We did select features based on obvious significance and availability and try including and excluding other features to see it that improves the accuracy

In [5]:
desired_columns = ['EstimatedCreditScore','EstimatedPropertyValue','CurrentMortgageBalance','LoanAmountRequested',
                   'RequestedLoanTypeId','PropertyState', 'Veteran', 'PropertyTypeId', 'PropertyUse', 'IsFHALoan', 
                   'IsJumboLoan', 'IsVALoan','APRPercentage']

data=offer_data_questioner[desired_columns].dropna().reset_index(drop=True)
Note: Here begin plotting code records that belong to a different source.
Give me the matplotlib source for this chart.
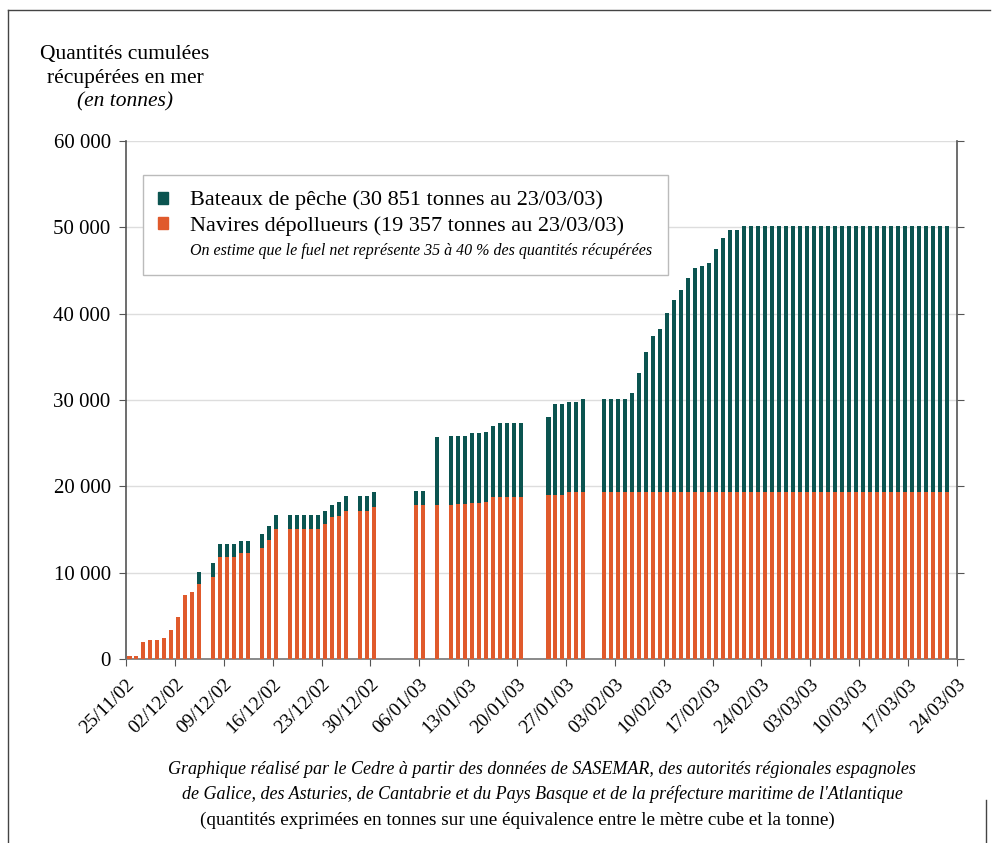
import numpy as np
import matplotlib
matplotlib.use("Agg")
import matplotlib.pyplot as plt
from matplotlib.patches import Patch
from matplotlib.lines import Line2D

plt.rcParams["font.family"] = ["Liberation Serif", "DejaVu Serif"]

# jours depuis le 25/11/02 (jours sans donnée absents)
jours = [0, 1, 2, 3, 4, 5, 6, 7, 8, 9, 10, 12, 13, 14, 15, 16, 17, 19, 20, 21,
         23, 24, 25, 26, 27, 28, 29, 30, 31, 33, 34, 35, 41, 42, 44, 46, 47, 48,
         49, 50, 51, 52, 53, 54, 55, 56, 60, 61, 62, 63, 64, 65, 68, 69, 70, 71,
         72, 73, 74, 75, 76, 77, 78, 79, 80, 81, 82, 83, 84, 85, 86, 87,
         88, 89, 90, 91, 92, 93, 94, 95, 96, 97, 98, 99, 100, 101, 102, 103,
         104, 105, 106, 107, 108, 109, 110, 111, 112, 113, 114, 115, 116, 117]

navires = [400, 400, 2000, 2160, 2160, 2430, 3390, 4860, 7440, 7750, 8710,
           9480, 11790, 11790, 11790, 12250, 12250, 12900, 13800, 15070,
           15070, 15070, 15070, 15070, 15070, 15600, 16420, 16570, 17190,
           17190, 17190, 17650, 17840, 17840, 17840, 17840, 17950, 17950,
           18030, 18030, 18190, 18720, 18800, 18800, 18800, 18800, 18960,
           18960, 19040, 19350, 19350, 19350, 19357, 19357, 19357, 19357,
           19357, 19357, 19357, 19357, 19357, 19357, 19357, 19357, 19357,
           19357, 19357, 19357, 19357, 19357, 19357, 19357,
           19357, 19357, 19357, 19357, 19357, 19357, 19357, 19357, 19357,
           19357, 19357, 19357, 19357, 19357, 19357, 19357, 19357, 19357,
           19357, 19357, 19357, 19357, 19357, 19357, 19357, 19357, 19357,
           19357, 19357, 19357]

bateaux = [0, 0, 0, 0, 0, 0, 0, 0, 0, 0, 1310,
           1620, 1510, 1510, 1510, 1430, 1430, 1600, 1650, 1620,
           1620, 1620, 1620, 1620, 1620, 1550, 1420, 1620, 1690,
           1690, 1690, 1730, 1660, 1660, 7900, 8020, 7910, 7910,
           8100, 8100, 8130, 8250, 8480, 8480, 8480, 8480, 9060,
           10520, 10440, 10440, 10440, 10820, 10810, 10810, 10810, 10810,
           11430, 13780, 16170, 18100, 18870, 20680, 22220, 23380, 24720,
           25920, 26110, 26500, 28120, 29460, 30310, 30390,
           30851, 30851, 30851, 30851, 30851, 30851, 30851, 30851, 30851,
           30851, 30851, 30851, 30851, 30851, 30851, 30851, 30851, 30851,
           30851, 30851, 30851, 30851, 30851, 30851, 30851, 30851, 30851,
           30851, 30851, 30851]

date_ticks = list(range(0, 120, 7))
date_labels = ["25/11/02", "02/12/02", "09/12/02", "16/12/02", "23/12/02",
               "30/12/02", "06/01/03", "13/01/03", "20/01/03", "27/01/03",
               "03/02/03", "10/02/03", "17/02/03", "24/02/03", "03/03/03",
               "10/03/03", "17/03/03", "24/03/03"]
y_ticks = [0, 10000, 20000, 30000, 40000, 50000, 60000]
y_labels = ["0", "10 000", "20 000", "30 000", "40 000", "50 000", "60 000"]

green = "#0b5450"
orange = "#e05a2c"

fig = plt.figure(figsize=(9.96, 8.43), dpi=100)
ax = fig.add_axes([126/996, 1 - 659/843, 831/996, 518/843])

x = np.array(jours) + 0.5
ax.bar(x, navires, width=0.58, color=orange, zorder=3)
ax.bar(x, bateaux, width=0.58, bottom=navires, color=green, zorder=3)

ax.set_xlim(0, 119)
ax.set_ylim(0, 60000)
ax.set_yticks(y_ticks)
ax.set_yticklabels(y_labels, fontsize=15)
ax.set_xticks(date_ticks)
ax.set_xticklabels(date_labels, fontsize=14, rotation=45, ha="right",
                   rotation_mode="anchor")
ax.tick_params(axis="x", length=5, pad=7, color="#555555")
ax.tick_params(axis="y", length=5, pad=6, color="#555555", right=True)

ax.grid(axis="y", color="#dddddd", lw=1, zorder=0)
ax.spines["top"].set_visible(False)
for s in ["left", "right"]:
    ax.spines[s].set_color("#555555")
    ax.spines[s].set_linewidth(1.2)
ax.spines["bottom"].set_color("#777777")
ax.spines["bottom"].set_linewidth(1.2)

handles = [Patch(color=green), Patch(color=orange), Patch(color="none")]
texts = ["Bateaux de pêche (30 851 tonnes au 23/03/03)",
         "Navires dépollueurs (19 357 tonnes au 23/03/03)",
         "On estime que le fuel net représente 35 à 40 % des quantités récupérées"]
leg = ax.legend(handles, texts, loc="upper left", bbox_to_anchor=(0.02, 0.934),
                borderaxespad=0, fontsize=16, handlelength=0.45,
                handleheight=0.45, handletextpad=1.0, labelspacing=0.25,
                fancybox=False, edgecolor="#bbbbbb", framealpha=1,
                borderpad=0.7)
leg.get_frame().set_linewidth(1)
leg.get_texts()[2].set_fontsize(11.5)
leg.get_texts()[2].set_style("italic")

# titre de l'axe
fig.text(125/996, 1 - 55/843, "Quantités cumulées", fontsize=15.5,
         ha="center", va="center")
fig.text(125/996, 1 - 79/843, "récupérées en mer", fontsize=15.5,
         ha="center", va="center")
fig.text(125/996, 1 - 102/843, "(en tonnes)", fontsize=15.5, style="italic",
         ha="center", va="center")

# source
fig.text(542/996, 1 - 770/843,
         "Graphique réalisé par le Cedre à partir des données de SASEMAR, "
         "des autorités régionales espagnoles",
         fontsize=13, style="italic", ha="center", va="center")
fig.text(542/996, 1 - 794/843,
         "de Galice, des Asturies, de Cantabrie et du Pays Basque et de la "
         "préfecture maritime de l'Atlantique",
         fontsize=13, style="italic", ha="center", va="center")
fig.text(517/996, 1 - 820/843,
         "(quantités exprimées en tonnes sur une équivalence entre le mètre "
         "cube et la tonne)",
         fontsize=13.8, ha="center", va="center")

# cadre de la figure
fig.add_artist(Line2D([8/996, 8/996], [0, 1 - 10/843], color="#444444",
                      lw=1, transform=fig.transFigure))
fig.add_artist(Line2D([8/996, 990/996], [1 - 10/843, 1 - 10/843],
                      color="#444444", lw=1, transform=fig.transFigure))
fig.add_artist(Line2D([986/996, 986/996], [0, 1 - 800/843], color="#444444",
                      lw=1, transform=fig.transFigure))

fig.savefig("out.png", dpi=100)
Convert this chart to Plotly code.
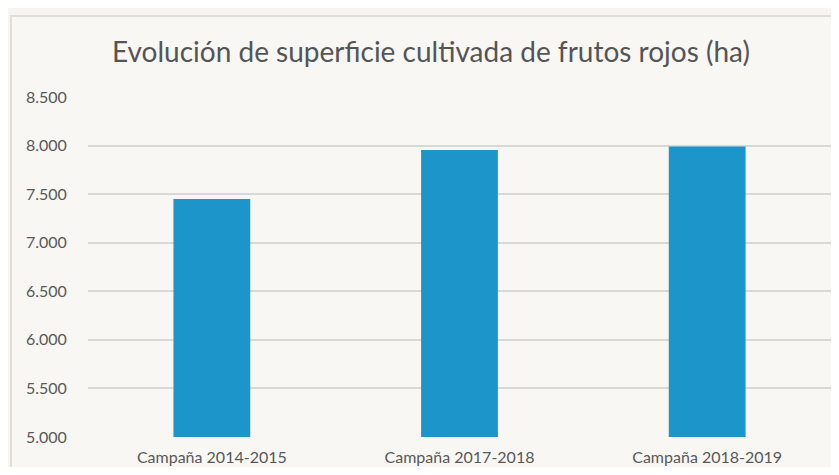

features_cols = desired_columns[:-1]
target_col = desired_columns[-1]
numeric_cols = desired_columns[0:4]
#Update the propertyType amd LoanType to category which will make it easy for dummy encoding
data.PropertyTypeId = data.PropertyTypeId.apply(lambda x: "Type_"+str(x))
data.RequestedLoanTypeId = data.RequestedLoanTypeId.apply(lambda x: "Type_"+str(x))
#Seperate Feature and target and perform dummy encoding the categorical column
features = pd.get_dummies(data[features_cols])
target = data[target_col]

**Perform Normalization on of the numeric columns**

In [6]:
for col in numeric_cols:
    features[col]=(features[col]-features[col].mean())/features[col].std()

**Data Conversion:**
We will convert pandas dataframe to numpy array

In [7]:
X = np.array(features)
y = np.array(target)

**Train Test Split**

In [8]:
train_X, val_X, train_y, val_y = train_test_split(X, y, test_size=0.2, random_state=11)

## Learning Model

**Linear Regression**

In [9]:
lr = LinearRegression().fit(train_X, train_y)
train_pred = lr.predict(train_X)
train_mse = mean_squared_error(train_pred, train_y)
print("Training MSE: %.3f" %train_mse)

val_pred = lr.predict(val_X)
val_mse = mean_squared_error(val_pred, val_y)
print("Validation MSE: %.3f" %val_mse)

Training MSE: 0.222
Validation MSE: 0.213


**Neural Network**

In [10]:
mlr = MLPRegressor(hidden_layer_sizes=(100,10), activation='relu', solver='lbfgs', alpha=0.0001, batch_size=32, 
                   learning_rate='constant', learning_rate_init=0.001, max_iter=1500, 
                   random_state=11, tol=0.0001, verbose=False, warm_start=False, momentum=0.9, 
                   early_stopping=True, epsilon=1e-08)

mlr.fit(X, y)
train_pred = mlr.predict(train_X)
train_mse = mean_squared_error(train_pred, train_y)
print("Training MSE: %.3f" %train_mse)

val_pred = mlr.predict(val_X)
val_mse = mean_squared_error(val_pred, val_y)
print("Validation MSE: %.3f" %val_mse)

Training MSE: 0.070
Validation MSE: 0.069


**See Some prediction of the APR on the validation data**

First columns shows the the predicted APR and the second column shows actual APR

In [11]:
np.hstack((val_pred.reshape(-1,1), val_y.reshape(-1,1)))[0:10]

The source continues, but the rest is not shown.